The champions of Irish independence attained their penultimate* goal, the establishment of the Irish Republic, in 1949, nearly three decades after the end of the independence war. Political freedom rarely brings immediate material happiness, and this became obvious enough in Eire during the following decade. The 1950s, an era of rapid economic recovery and growing prosperity throughout Europe, was for Ireland a “lost decade” of stagnation and decay. The economy remained agricultural and undercapitalized. Many rural households lacked electricity and running water. Few young people received more than a grammar-school education, there being no jobs at home for the better-trained.
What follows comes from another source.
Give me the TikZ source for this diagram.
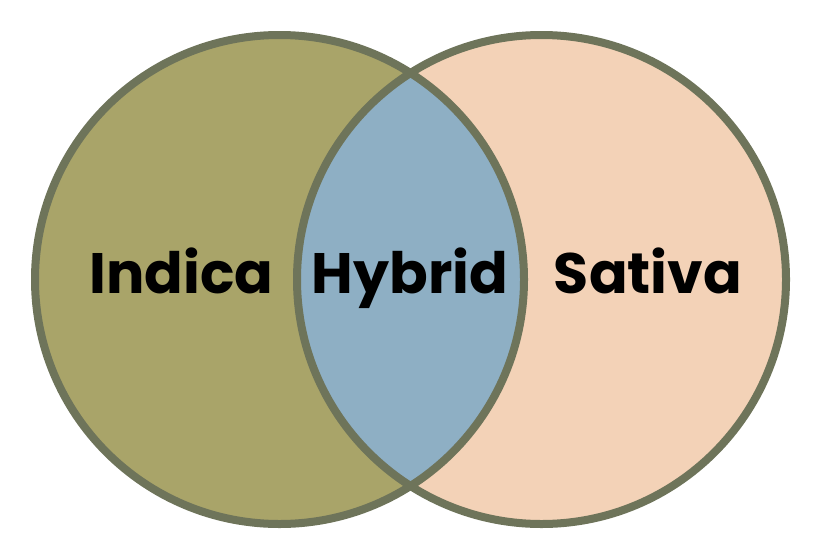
\documentclass[tikz,border=0pt]{standalone}
\usepackage{fontspec}
\setmainfont{Poppins}
\usetikzlibrary{positioning}
\definecolor{indicafill}{HTML}{A9A469}
\definecolor{sativafill}{HTML}{F3D2B7}
\definecolor{hybridfill}{HTML}{8EAFC4}
\definecolor{rimcolor}{HTML}{6E745A}
\begin{document}
\begin{tikzpicture}[x=1pt,y=-1pt,
	rim/.style={draw=rimcolor,line width=8pt},
	setname/.style={font=\fontsize{57}{57}\selectfont\bfseries,anchor=base,inner sep=0pt}]
	\useasboundingbox (0,0) rectangle (821,546);
	
	% Circle 1
	\fill[indicafill] (279.5,279.5) circle (244.5pt);
	% Circle 2
	\fill[sativafill] (541.5,279.5) circle (244.5pt);
	% Overlap
	\begin{scope}
		\clip (279.5,279.5) circle (244.5pt);
		\fill[hybridfill] (541.5,279.5) circle (244.5pt);
	\end{scope}
	\draw[rim] (279.5,279.5) circle (244.5pt);
	\draw[rim] (541.5,279.5) circle (244.5pt);
	
	\node[setname] (indica) at (181.5,293) {Indica};
	\node[setname] (hybrid) at (410,293) {Hybrid};
	\node[setname] (sativa) at (648,293) {Sativa};
\end{tikzpicture}
\end{document}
Dispirited teachers told their students that their only employment choices were “the collar or the dollar:” taking religious orders or moving to the United States. Emigration grew to a scandalous height: one of every six Irishmen and women left the country by 1960. Of all the nations of Europe, only two suffered a net loss of population in the Fifties: Ireland and East Germany.
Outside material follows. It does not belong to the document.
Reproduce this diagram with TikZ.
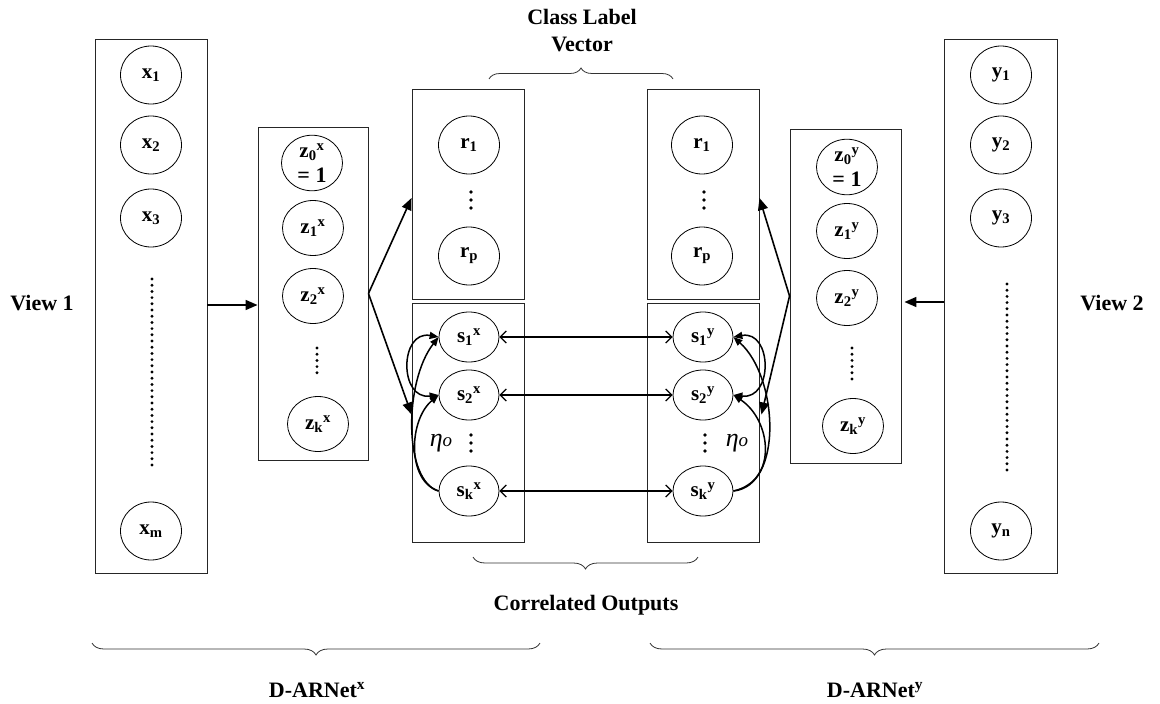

Irish Emigrants to Britain, ca. 1950 |
John McQuaid, Prince of Ireland (1940-71) |
Let us also credit one of the ruling parties, Fianna Fail, with realizing that it had to abandon its dogmas to prevent more young people from voting with their feet. Following the 1957 elections the serpentine Eamon de Valera and his chief deputy, Sean Lemass, decided their nation needed foreign capital more than "frugal comfort." The new economic program of 1958-63 lowered tariffs and provided tax credits to foreign companies (chiefly West German, at first) willing to build factories in the Republic. The Sixties was no golden age, but Ireland's economy and population did resume growing, and television helped dissolve the island's cultural conservatism and isolation.
Sources: Tom Garvin, Preventing the Future (Gill and Macmillan, 2004); idem, News from a New Republic (Gill Books, 2011).
* The ultimate goal was the reunification of the island in a 32-county republic. The IRA attempted to do just that in Operation Harvest (1956-62), which failed to do more than get most of its operatives arrested or killed.